The researchers in this team tackle issues arising from how the law reacts and provokes technological developments, in order to provide with novel solutions that are more workable for shaping the legal system in a way that fosters rather than stifle technological progress. The theme closely relates to issues of sustainability and minorities, as part of the research studies how the law can support technological developments that are more respectful of the environment, as well as more inclusive of focused groups and minorities.
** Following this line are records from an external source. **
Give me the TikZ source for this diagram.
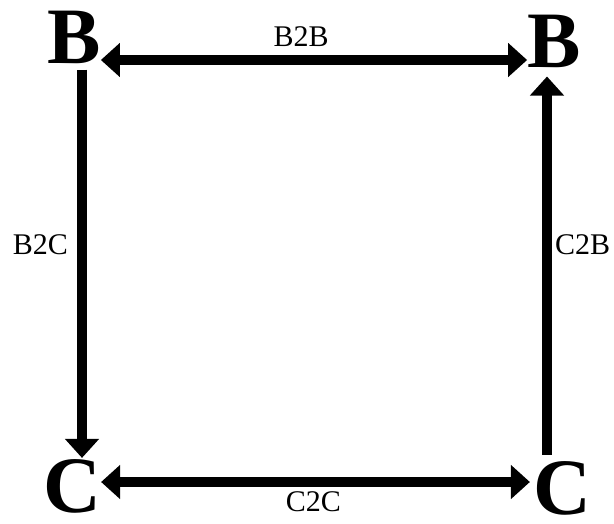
\documentclass[tikz,border=0pt]{standalone}
\usepackage{fontspec}
\setmainfont{Liberation Serif}
\usetikzlibrary{arrows.meta}

\begin{document}
\begin{tikzpicture}[x=1pt,y=-1pt,
  party/.style={font=\fontsize{80}{80}\selectfont\bfseries,inner sep=0pt},
  lbl/.style={font=\fontsize{30}{30}\selectfont,inner sep=0pt},
  arr/.style={-{Triangle[length=19pt,width=33pt]},line width=10pt},
  darr/.style={{Triangle[length=19pt,width=33pt]}-{Triangle[length=19pt,width=33pt]},line width=10pt}]
\useasboundingbox (0,0) rectangle (614,523);
\node[party] (b1) at (74,37) {B};
\node[party] (b2) at (554,41) {B};
\node[party] (c1) at (72,486) {C};
\node[party] (c2) at (562,488) {C};
\draw[darr] ([yshift=-23pt]b1.east) -- node[lbl,above=8pt,pos=0.47] (b2b) {B2B} ([yshift=-23pt]b1.east -| b2.west);
\draw[darr] ([yshift=4pt]c1.east) -- node[lbl,below=5pt,pos=0.495] (c2c) {C2C} ([yshift=4pt,xshift=-3pt]c1.east -| c2.west);
\draw[arr,shorten <=6pt] ([xshift=8pt]b1.south) -- node[lbl,left=9pt,pos=0.46] (b2c) {B2C} ([xshift=8pt,yshift=1pt]b1.south |- c1.north);
\draw[arr,shorten <=6pt,shorten >=9pt] ([xshift=-15pt]c2.north) -- node[lbl,right=3pt,pos=0.55] (c2b) {C2B} ([xshift=-15pt]c2.north |- b2.south);
\end{tikzpicture}
\end{document}
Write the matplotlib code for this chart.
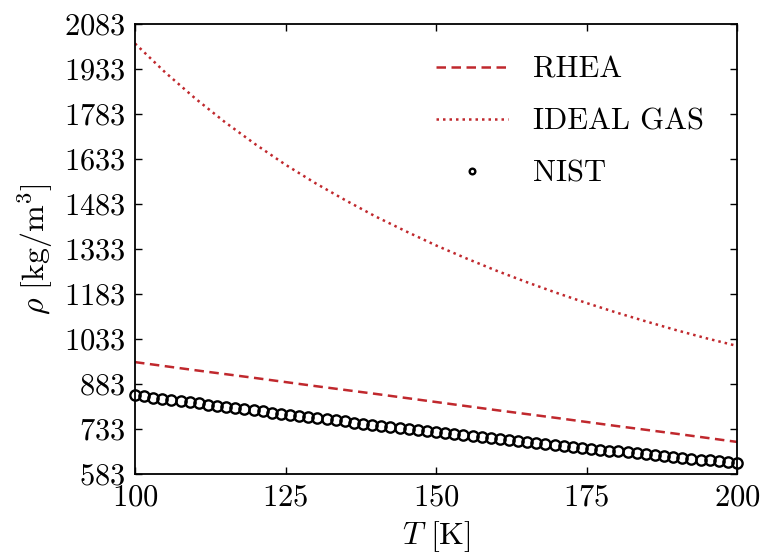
import numpy as np
import matplotlib
matplotlib.use('Agg')
import matplotlib.pyplot as plt

plt.rcParams['font.family'] = 'serif'
plt.rcParams['font.serif'] = ['cmr10']
plt.rcParams['mathtext.fontset'] = 'cm'
plt.rcParams['axes.unicode_minus'] = False
plt.rcParams['axes.formatter.use_mathtext'] = True

## RHEA model (every 10 K)
T_rhea = [100, 110, 120, 130, 140, 150, 160, 170, 180, 190, 200]
rho_rhea = [956, 929, 903, 876, 850, 823, 796, 770, 743, 717, 690]

## ideal gas (every 5 K)
T_ideal = [100, 105, 110, 115, 120, 125, 130, 135, 140, 145, 150,
           155, 160, 165, 170, 175, 180, 185, 190, 195, 200]
rho_ideal = [2018, 1922, 1835, 1755, 1682, 1614, 1552, 1495, 1441, 1392, 1345,
             1302, 1261, 1223, 1187, 1153, 1121, 1091, 1062, 1035, 1010]

## NIST reference points
rho_nist = [846.0, 842.0, 838.0, 834.0, 830.0, 826.1, 822.2, 818.2, 814.4, 810.5,
            806.6, 802.8, 799.0, 795.2, 791.4, 787.6, 783.9, 780.1, 776.4, 772.7,
            769.1, 765.4, 761.8, 758.2, 754.6, 751.0, 747.4, 743.9, 740.4, 736.8,
            733.4, 729.9, 726.4, 723.0, 719.6, 716.2, 712.8, 709.5, 706.1, 702.8,
            699.5, 696.2, 692.9, 689.7, 686.4, 683.2, 680.0, 676.9, 673.7, 670.6,
            667.4, 664.3, 661.3, 658.2, 655.1, 652.1, 649.1, 646.1, 643.1, 640.2,
            637.2, 634.3, 631.4, 628.5, 625.7, 622.8, 620.0]
T_nist = np.linspace(100, 200, len(rho_nist))

xticks = [100, 125, 150, 175, 200]
yticks = [583, 733, 883, 1033, 1183, 1333, 1483, 1633, 1783, 1933, 2083]

red = '#c0282d'

fig = plt.figure(figsize=(7.61, 5.58), dpi=100)
ax = fig.add_axes([0.1774, 0.1505, 0.7911, 0.8065])

ax.plot(T_rhea, rho_rhea, color=red, ls=(0, (3.8, 2.2)), lw=1.8, label='RHEA')
ax.plot(T_ideal, rho_ideal, color=red, ls=(0, (1, 1.6)), lw=1.8, label='IDEAL GAS')
ax.plot(T_nist, rho_nist, ls='none', marker='o', ms=7.4, mfc='none', mec='black',
        mew=1.7, label='NIST', clip_on=False)

ax.set_xlim(100, 200)
ax.set_ylim(583, 2083)
ax.set_xticks(xticks)
ax.set_yticks(yticks)
ax.tick_params(direction='in', top=True, right=True, length=5, width=1,
               labelsize=22, pad=7)
for s in ax.spines.values():
    s.set_linewidth(1.3)

ax.set_xlabel(r'$T\ [\mathrm{K}]$', fontsize=23, labelpad=6)
ax.set_ylabel(r'$\rho\ [\mathrm{kg/m^3}]$', fontsize=23, labelpad=6)

leg = ax.legend(loc='upper right', bbox_to_anchor=(0.99, 0.99), frameon=False,
                fontsize=22, handlelength=2.35, handletextpad=0.8,
                labelspacing=0.8, markerscale=0.55)

fig.savefig('out.png', dpi=100)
Especially technologies such as 3D printing, robotics and AI, big data, blockchain technology, the internet of things, digital entertainment (video games, virtual reality) and unmanned vehicles including especially aircraft (drones) provide with relevant technological contexts to the legal analysis.

Relevant general themes that have been already discussed and where applications are already pending include:

  • Regulations in the data economy (both personal and non-personal data)
  • Legal implications of Additive manufacturing
  • Blockchain technology and the law
  • Legal implications and AI
  • Regulation of industrial internet and the internet to things
  • Regulating the circular economy
  • Regulating the sharing economy
  • Regulating platforms from a citizen-perspective

 

We tackle these general themes in research projects that are relevant especially in the following areas of law: intellectual property law, property law, contract law, competition law and unfair competition, trade secrecy, as well as data protection and privacy andother fields of law that are necessarily interlinked with technology. For instance, the themes addressed naturally interlink with other legal fields, especially welfare law and environmental law.

The research questions are addressed by using multiple types of different methodologies. This is needed especially due to the multidisciplinary nature of the research, which is a cross-pollination between law, technology and science. As such, we make use of both traditional legal research types of methods (e.g. legal dogmatic and comparative law), as well as empirical methods (such as the case study research method, case content analysis and statistical analysis). Particular emphasis is posed on the use of design thinking and legal design as methods for creating a legal framework that prevents possible problems, rather than reacts to them after they have already arose.

As part of the Faculty of Law, the Research Group is a member of the Research Alliance for Autonomous Systems (RAAS).